-- Start of DATASET CONTENT --
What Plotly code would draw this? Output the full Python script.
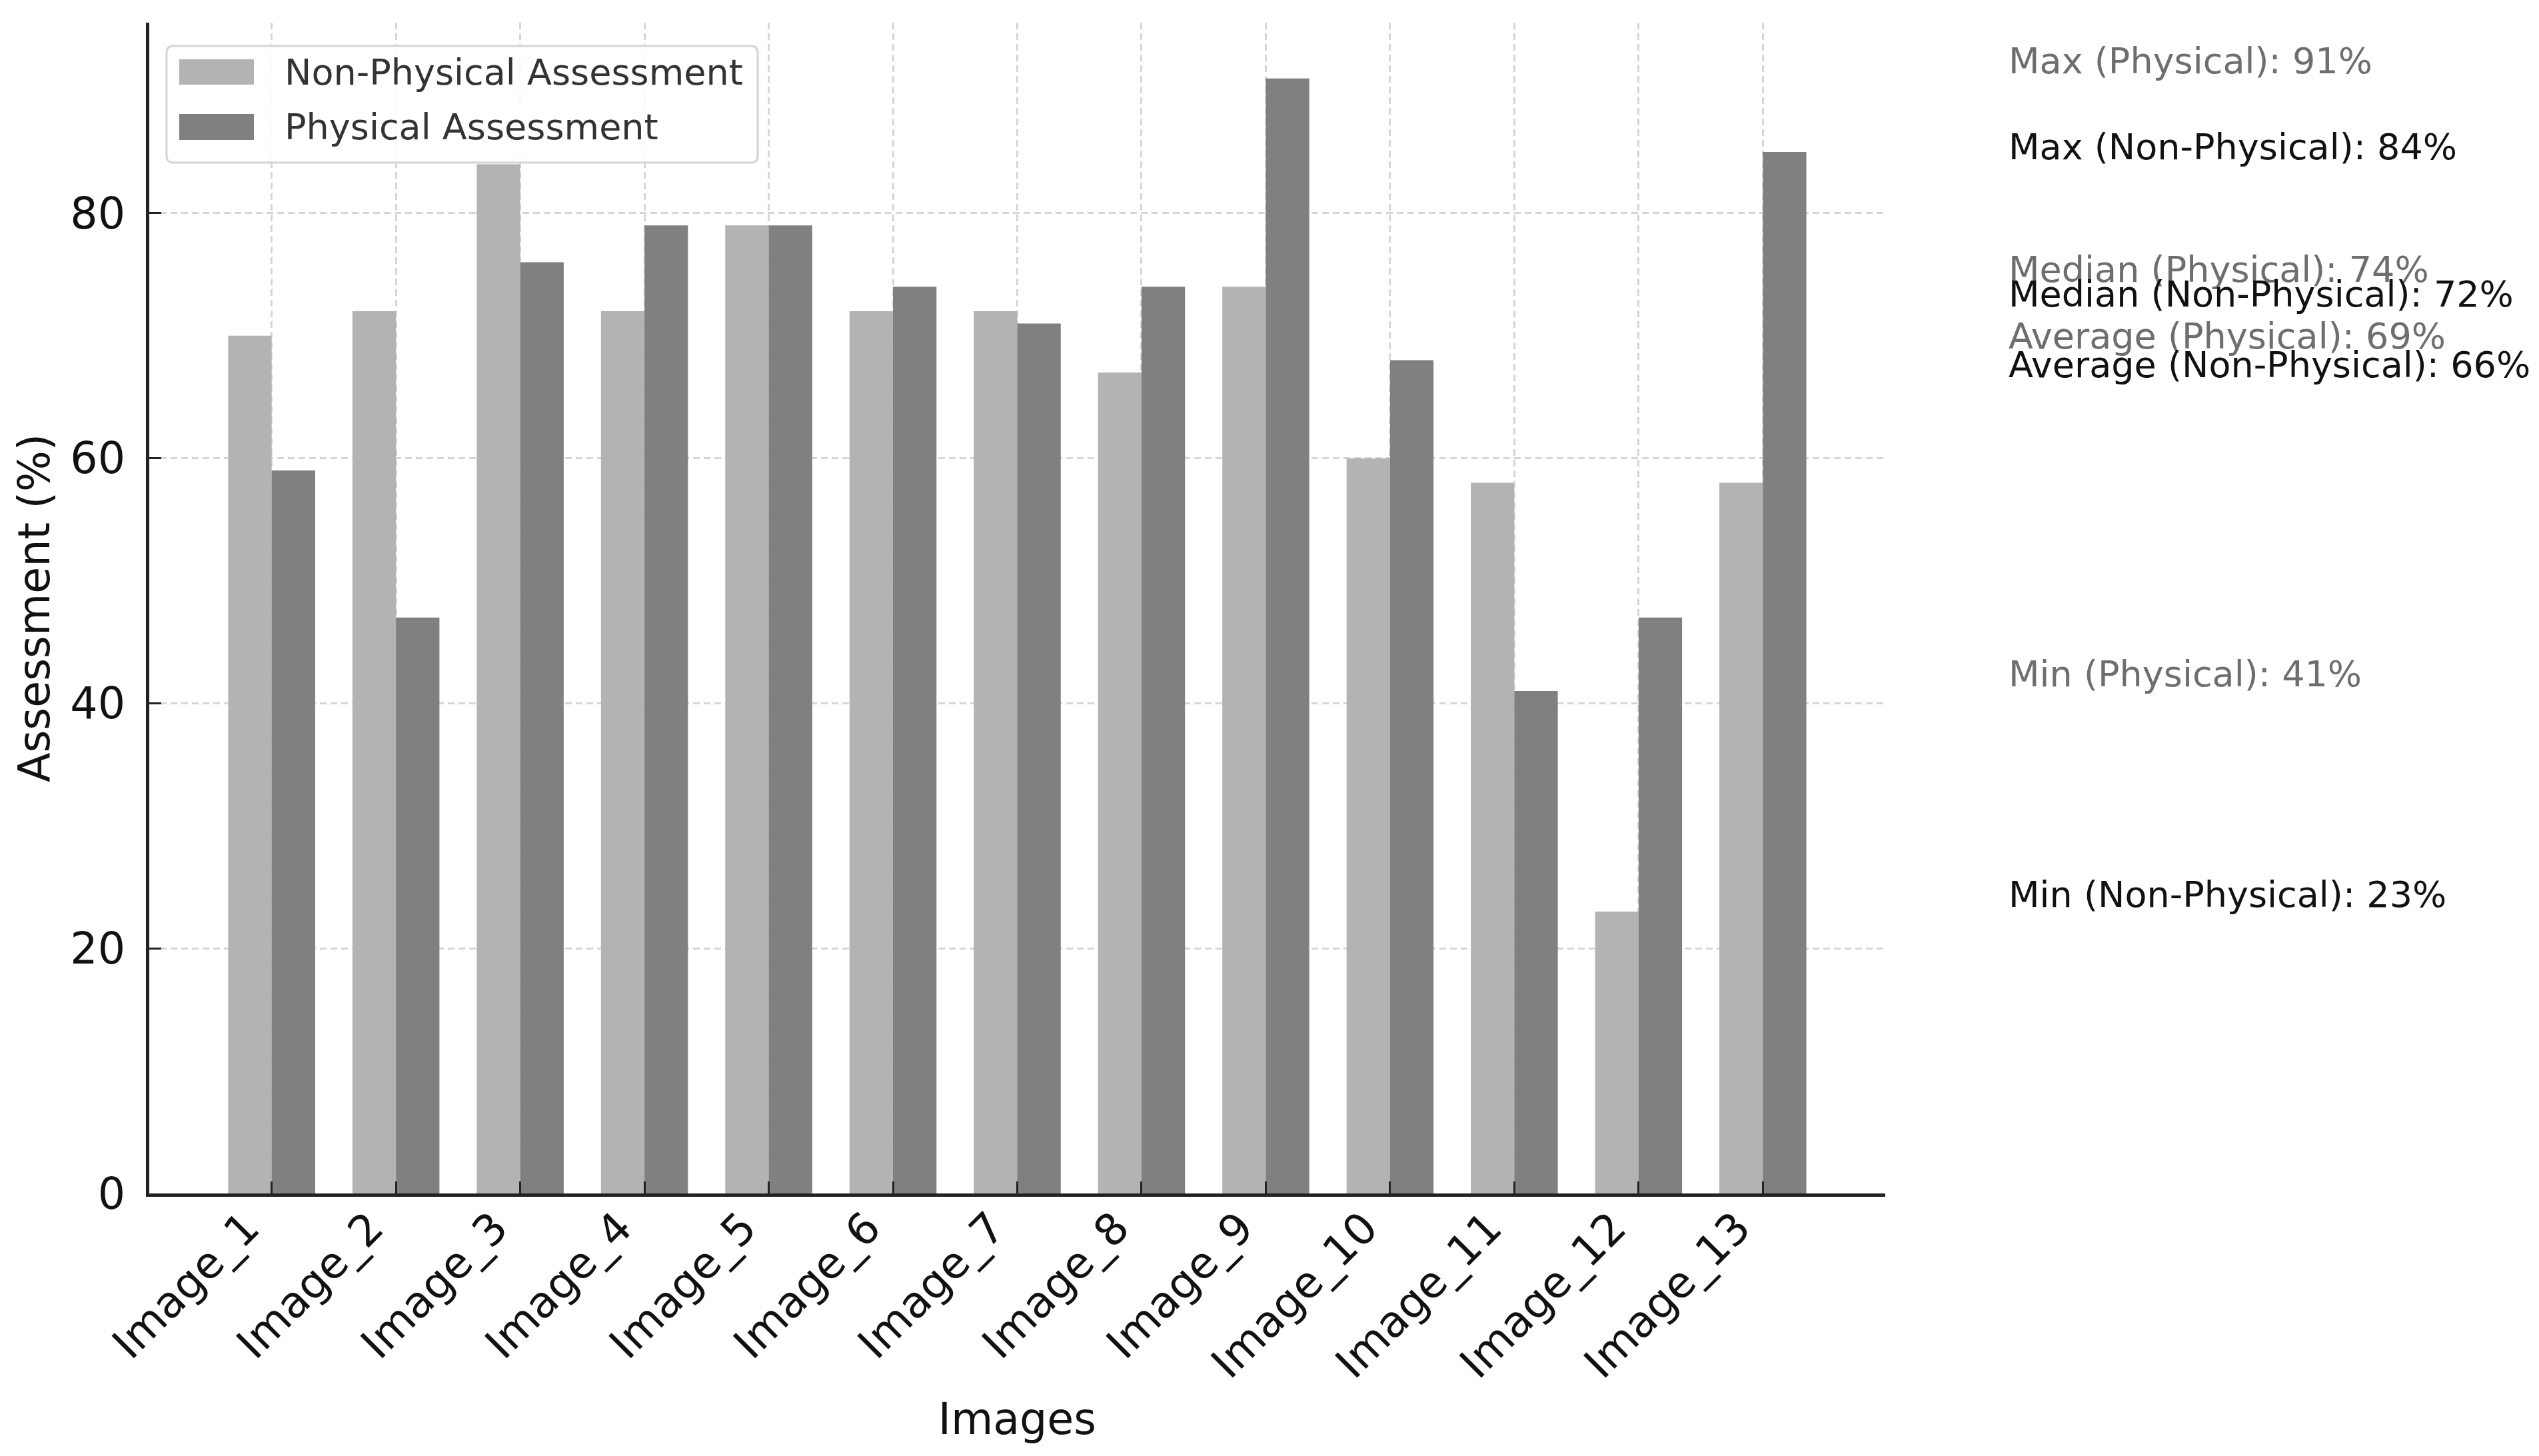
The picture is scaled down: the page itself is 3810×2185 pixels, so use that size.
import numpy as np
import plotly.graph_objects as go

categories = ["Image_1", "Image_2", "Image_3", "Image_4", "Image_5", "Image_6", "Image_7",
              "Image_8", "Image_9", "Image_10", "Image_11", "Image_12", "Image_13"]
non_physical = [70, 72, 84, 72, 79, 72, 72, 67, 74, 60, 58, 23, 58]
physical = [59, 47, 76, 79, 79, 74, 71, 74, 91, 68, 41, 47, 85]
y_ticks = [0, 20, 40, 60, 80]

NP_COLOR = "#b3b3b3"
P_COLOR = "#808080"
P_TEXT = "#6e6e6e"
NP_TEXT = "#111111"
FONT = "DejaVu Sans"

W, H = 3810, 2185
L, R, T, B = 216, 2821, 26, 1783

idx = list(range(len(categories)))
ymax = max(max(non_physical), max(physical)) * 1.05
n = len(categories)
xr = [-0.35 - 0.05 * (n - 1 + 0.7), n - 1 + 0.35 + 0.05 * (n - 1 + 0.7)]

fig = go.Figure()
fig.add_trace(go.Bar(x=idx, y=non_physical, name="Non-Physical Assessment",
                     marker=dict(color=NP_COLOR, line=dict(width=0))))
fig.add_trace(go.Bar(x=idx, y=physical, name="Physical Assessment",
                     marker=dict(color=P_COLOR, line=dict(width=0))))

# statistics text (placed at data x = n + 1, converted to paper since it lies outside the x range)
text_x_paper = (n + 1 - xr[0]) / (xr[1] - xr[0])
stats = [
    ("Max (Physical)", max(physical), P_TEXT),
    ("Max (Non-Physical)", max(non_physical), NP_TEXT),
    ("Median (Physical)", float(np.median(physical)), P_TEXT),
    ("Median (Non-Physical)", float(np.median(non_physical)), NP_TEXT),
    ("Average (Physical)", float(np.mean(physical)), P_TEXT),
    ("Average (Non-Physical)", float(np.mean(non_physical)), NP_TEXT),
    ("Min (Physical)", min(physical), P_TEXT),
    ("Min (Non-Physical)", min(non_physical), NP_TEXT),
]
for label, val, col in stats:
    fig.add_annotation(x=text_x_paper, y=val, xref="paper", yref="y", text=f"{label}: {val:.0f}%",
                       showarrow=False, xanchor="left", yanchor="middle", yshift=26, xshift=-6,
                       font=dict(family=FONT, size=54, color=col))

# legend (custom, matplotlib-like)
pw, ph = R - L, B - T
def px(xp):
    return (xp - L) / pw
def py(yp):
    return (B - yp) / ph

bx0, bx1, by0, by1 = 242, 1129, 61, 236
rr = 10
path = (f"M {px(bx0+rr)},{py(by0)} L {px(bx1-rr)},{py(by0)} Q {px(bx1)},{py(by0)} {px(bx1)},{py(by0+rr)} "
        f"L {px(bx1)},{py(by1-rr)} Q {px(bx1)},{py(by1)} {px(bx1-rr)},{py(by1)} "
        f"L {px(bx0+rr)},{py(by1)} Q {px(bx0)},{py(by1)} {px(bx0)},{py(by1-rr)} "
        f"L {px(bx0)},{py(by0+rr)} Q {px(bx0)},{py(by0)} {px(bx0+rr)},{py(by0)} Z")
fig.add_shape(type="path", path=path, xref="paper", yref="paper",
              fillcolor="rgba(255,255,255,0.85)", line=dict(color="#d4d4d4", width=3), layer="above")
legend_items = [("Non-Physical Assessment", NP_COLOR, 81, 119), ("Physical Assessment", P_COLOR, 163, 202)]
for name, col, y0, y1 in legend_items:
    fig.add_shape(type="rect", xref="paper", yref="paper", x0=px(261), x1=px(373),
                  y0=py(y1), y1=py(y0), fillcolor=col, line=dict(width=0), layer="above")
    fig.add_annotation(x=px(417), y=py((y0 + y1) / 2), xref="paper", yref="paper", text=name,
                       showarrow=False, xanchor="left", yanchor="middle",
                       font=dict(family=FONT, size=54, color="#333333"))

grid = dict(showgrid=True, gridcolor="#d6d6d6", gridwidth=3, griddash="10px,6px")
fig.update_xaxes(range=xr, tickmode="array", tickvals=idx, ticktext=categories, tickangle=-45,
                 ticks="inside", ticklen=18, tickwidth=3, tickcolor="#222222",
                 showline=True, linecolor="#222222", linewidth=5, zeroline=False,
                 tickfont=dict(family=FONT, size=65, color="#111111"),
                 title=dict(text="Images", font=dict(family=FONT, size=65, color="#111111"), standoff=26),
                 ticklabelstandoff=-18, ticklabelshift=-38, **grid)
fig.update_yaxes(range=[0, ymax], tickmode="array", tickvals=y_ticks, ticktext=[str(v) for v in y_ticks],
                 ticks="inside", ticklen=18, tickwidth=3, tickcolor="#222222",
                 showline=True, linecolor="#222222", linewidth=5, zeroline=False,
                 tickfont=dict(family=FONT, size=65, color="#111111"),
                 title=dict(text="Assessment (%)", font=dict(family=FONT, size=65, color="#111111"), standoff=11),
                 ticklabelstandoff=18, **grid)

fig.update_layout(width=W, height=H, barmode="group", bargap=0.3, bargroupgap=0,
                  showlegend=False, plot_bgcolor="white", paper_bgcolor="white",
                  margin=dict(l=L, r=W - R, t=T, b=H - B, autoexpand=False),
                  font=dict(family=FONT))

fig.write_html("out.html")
-- End of DATASET CONTENT --
- _TASK INSTRUCTIONS_:
From the first line of the listing above, repeat every line through the one holding "marker=dict(color=P_COLOR, line=dict(width=0))))". Both ends count, and pictures stay out.

- _FINAL RESULT_:
What Plotly code would draw this? Output the full Python script.
The picture is scaled down: the page itself is 3810×2185 pixels, so use that size.
import numpy as np
import plotly.graph_objects as go

categories = ["Image_1", "Image_2", "Image_3", "Image_4", "Image_5", "Image_6", "Image_7",
              "Image_8", "Image_9", "Image_10", "Image_11", "Image_12", "Image_13"]
non_physical = [70, 72, 84, 72, 79, 72, 72, 67, 74, 60, 58, 23, 58]
physical = [59, 47, 76, 79, 79, 74, 71, 74, 91, 68, 41, 47, 85]
y_ticks = [0, 20, 40, 60, 80]

NP_COLOR = "#b3b3b3"
P_COLOR = "#808080"
P_TEXT = "#6e6e6e"
NP_TEXT = "#111111"
FONT = "DejaVu Sans"

W, H = 3810, 2185
L, R, T, B = 216, 2821, 26, 1783

idx = list(range(len(categories)))
ymax = max(max(non_physical), max(physical)) * 1.05
n = len(categories)
xr = [-0.35 - 0.05 * (n - 1 + 0.7), n - 1 + 0.35 + 0.05 * (n - 1 + 0.7)]

fig = go.Figure()
fig.add_trace(go.Bar(x=idx, y=non_physical, name="Non-Physical Assessment",
                     marker=dict(color=NP_COLOR, line=dict(width=0))))
fig.add_trace(go.Bar(x=idx, y=physical, name="Physical Assessment",
                     marker=dict(color=P_COLOR, line=dict(width=0))))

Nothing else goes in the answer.